The net result? Again, from the article:
The legal services market has shrunk for three consecutive years, according to the Bureau of Labor Statistics. Altogether, the top 250 firms — which hired 27 percent of graduates from the top 50 law schools last year — have lost nearly 10,000 jobs since 2008, according to an April survey by The National Law Journal.
This is all part of a discussion that may actually result in some positive change in favor of a more practice oriented curriculum.

Monday, October 24, 2011

Fee vs. Hourly Rate

A recent post by Toby Brown in 3 Geeks and a Law Blog - When Raising Rates - discusses the difference between increasing hourly rates and the final fee for the work performed. Brown says:
"Have conversations with clients about pricing, versus rates. At the end of the year, or end of a case, what really matters to a client is the fee. How much did the case or deal cost them? Your rate could be $10 per hour, but if you took 100’s of hours to complete a task, the fee is going to be high. A challenge here is that clients tend to compare pricing on a rate level, instead of a fee level. Use the price conversation to help the client shift their thinking towards fees. In the long-run this will greatly benefit them and solidify your relationship with them."
And, he's right. What really counts is the final bill for services. The hourly rate is just a benchmark on the way to the final fee. Lawyers with a niche specialty can charge a higher rate because the depth and breadth of their expertise will justify the final fee. There is no profession (except, perhaps medicine) where the final result justifies the price of services so much as the legal profession. If an attorney can obtain the right result in a complex case with a minimum of effort the fee, if not totally out of line, is secondary. The result justifies the fee.
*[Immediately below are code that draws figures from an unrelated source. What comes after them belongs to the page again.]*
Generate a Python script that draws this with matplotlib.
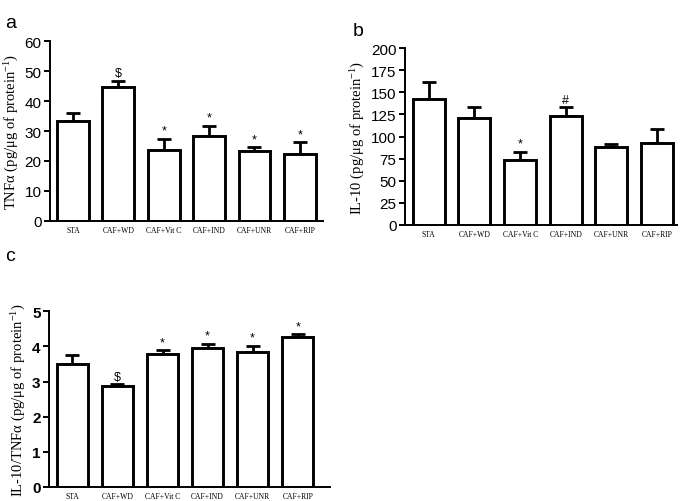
import numpy as np
import matplotlib.pyplot as plt

plt.rcParams["mathtext.fontset"] = "custom"
plt.rcParams["mathtext.rm"] = "Liberation Serif"
plt.rcParams["mathtext.it"] = "Liberation Serif"
plt.rcParams["mathtext.default"] = "rm"

# group names on the x axis
groups = ["STA", "CAF+WD", "CAF+Vit C", "CAF+IND", "CAF+UNR", "CAF+RIP"]

# panel a: TNF-alpha
tnf_mean = [33.5, 44.8, 23.8, 28.2, 23.3, 22.2]
tnf_err = [2.5, 1.9, 3.7, 3.6, 1.2, 4.1]
tnf_marks = ["", "$", "*", "*", "*", "*"]

# panel b: IL-10
il10_mean = [143, 121, 73, 123, 88, 93]
il10_err = [19, 12, 10, 10, 3, 16]
il10_marks = ["", "", "*", "#", "", ""]

# panel c: ratio IL-10/TNF-alpha
ratio_mean = [3.5, 2.88, 3.78, 3.96, 3.85, 4.27]
ratio_err = [0.25, 0.04, 0.12, 0.12, 0.17, 0.08]
ratio_marks = ["", "$", "*", "*", "*", "*"]

sans = "Liberation Sans"
serif = "Liberation Serif"


def bar_panel(ax, mean, err, marks, ymax, yticks, ylabel, xlim, mark_off):
    x = np.arange(len(groups))
    ax.bar(x, mean, width=0.7, color="white", edgecolor="black", linewidth=2.1, zorder=2)
    ax.errorbar(x, mean, yerr=[np.zeros(len(err)), err], fmt="none", ecolor="black",
                elinewidth=2.0, capsize=4.8, capthick=2.0, zorder=1)
    for xi, m, e, s in zip(x, mean, err, marks):
        if s:
            ax.text(xi, m + e + mark_off, s, ha="center", va="bottom", fontsize=9,
                    family=sans)
    ax.set_ylim(0, ymax)
    ax.set_xlim(*xlim)
    ax.set_yticks(yticks)
    ax.set_yticklabels([str(t) for t in yticks], fontsize=11, family=sans)
    ax.set_xticks(x)
    ax.set_xticklabels(groups, fontsize=5.5, family=serif)
    ax.tick_params(axis="x", length=0, pad=4)
    ax.tick_params(axis="y", direction="out", length=4, width=1.4, pad=2)
    ax.spines["top"].set_visible(False)
    ax.spines["right"].set_visible(False)
    ax.spines["left"].set_linewidth(1.4)
    ax.spines["bottom"].set_linewidth(1.4)
    ax.set_ylabel(ylabel, fontsize=10.5, family=serif, labelpad=3)


fig = plt.figure(figsize=(6.85, 5.02), dpi=100)

ax_a = fig.add_axes([0.073, 0.558, 0.3985, 0.358])
bar_panel(ax_a, tnf_mean, tnf_err, tnf_marks, 60, range(0, 61, 10),
          "TNFα (pg/μg of protein$^{-1}$)", (-0.507, 5.51), 0.6)

ax_b = fig.add_axes([0.591, 0.550, 0.397, 0.352])
bar_panel(ax_b, il10_mean, il10_err, il10_marks, 200, range(0, 201, 25),
          "IL-10 (pg/μg of protein$^{-1}$)", (-0.525, 5.43), 2.0)

ax_c = fig.add_axes([0.0715, 0.028, 0.4105, 0.35])
bar_panel(ax_c, ratio_mean, ratio_err, ratio_marks, 5, range(0, 6),
          "IL-10/TNFα (pg/μg of protein$^{-1}$)", (-0.52, 5.72), 0.05)
for lab in ax_c.get_yticklabels():
    lab.set_fontweight("bold")

fig.text(0.008, 0.97, "a", fontsize=14, family=sans, va="top")
fig.text(0.515, 0.955, "b", fontsize=14, family=sans, va="top")
fig.text(0.008, 0.505, "c", fontsize=14, family=sans, va="top")

fig.savefig("out.png", dpi=100)
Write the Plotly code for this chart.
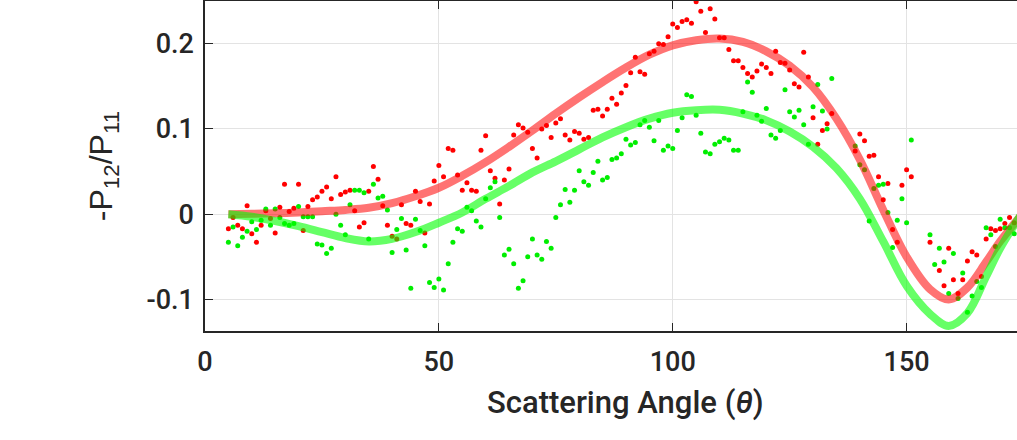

GOP Candidates Ready to Dismantle Federal Judiciary

The GOP primary contenders appear ready to tear the federal judiciary apart:

- Perry wants to have term limits on the USSC justices.
- Bachman and Paul want to forbid to the USSC from considering cases involving same sex marriage (although for different reasons, of course).
- Gingrich and Santorum want to abolish the 9th Circuit Court of Appeals.

An article by Adam Liptak and Michael Shear in this morning's NY Times - Republicans Turn Judicial Power Into A Campaign Issue - details the GOP's opposition to some or all of the federal judiciary.
Criticism of “activist judges” and of particular Supreme Court decisions has long been a staple of political campaigns. But the new attacks, coming from most of the Republican candidates, are raising broader questions about how the legal system might be reshaped if one of them is elected to the White House next year.

The complaints are in line with the candidates’ general opposition to federal authority. Like the elected branches of the federal government, they say, the federal judiciary has become too powerful and intrusive.

Liptak and Shear take pains to outline why many of these anti-judiciary positions are completely out of the question. Perry's suggestion about term limits would, of course, require amending the Constitution since Article III, Section 1 confers lifetime tenure on the federal judiciary. Perry's proposal that Congress would have the right to overturn a USSC decision by a 2/3 majority would mean the abrogation of Marbury v. Madison - something Gingrich thinks would be a good thing.

Still, there may be a way for Congress to limit the power of the federal judiciary. Article III, Section 2 of the Constitution provides that the USSC, “shall have appellate jurisdiction, both as to law and fact, with such exceptions, and under such regulations as the Congress shall make.” These and other Constitutional waters remain untested.

Friday, October 21, 2011

ABA Begins Action to Curb Law School Reporting Abuses

In the wake of the scandals at Illinois and Villanova, reported here, an article in the online ABA Journal reports that the ABA Legal Education Section has decided to consider rules designed to penalize misrepresentation of admissions data by accredited law schools.

The Section recently announced a change in the questionnaire designed to elicit more accurate information regarding placement and employment data. For a sample of commentary about the misrepresentation of placement and employment data read the post here in Balkinization.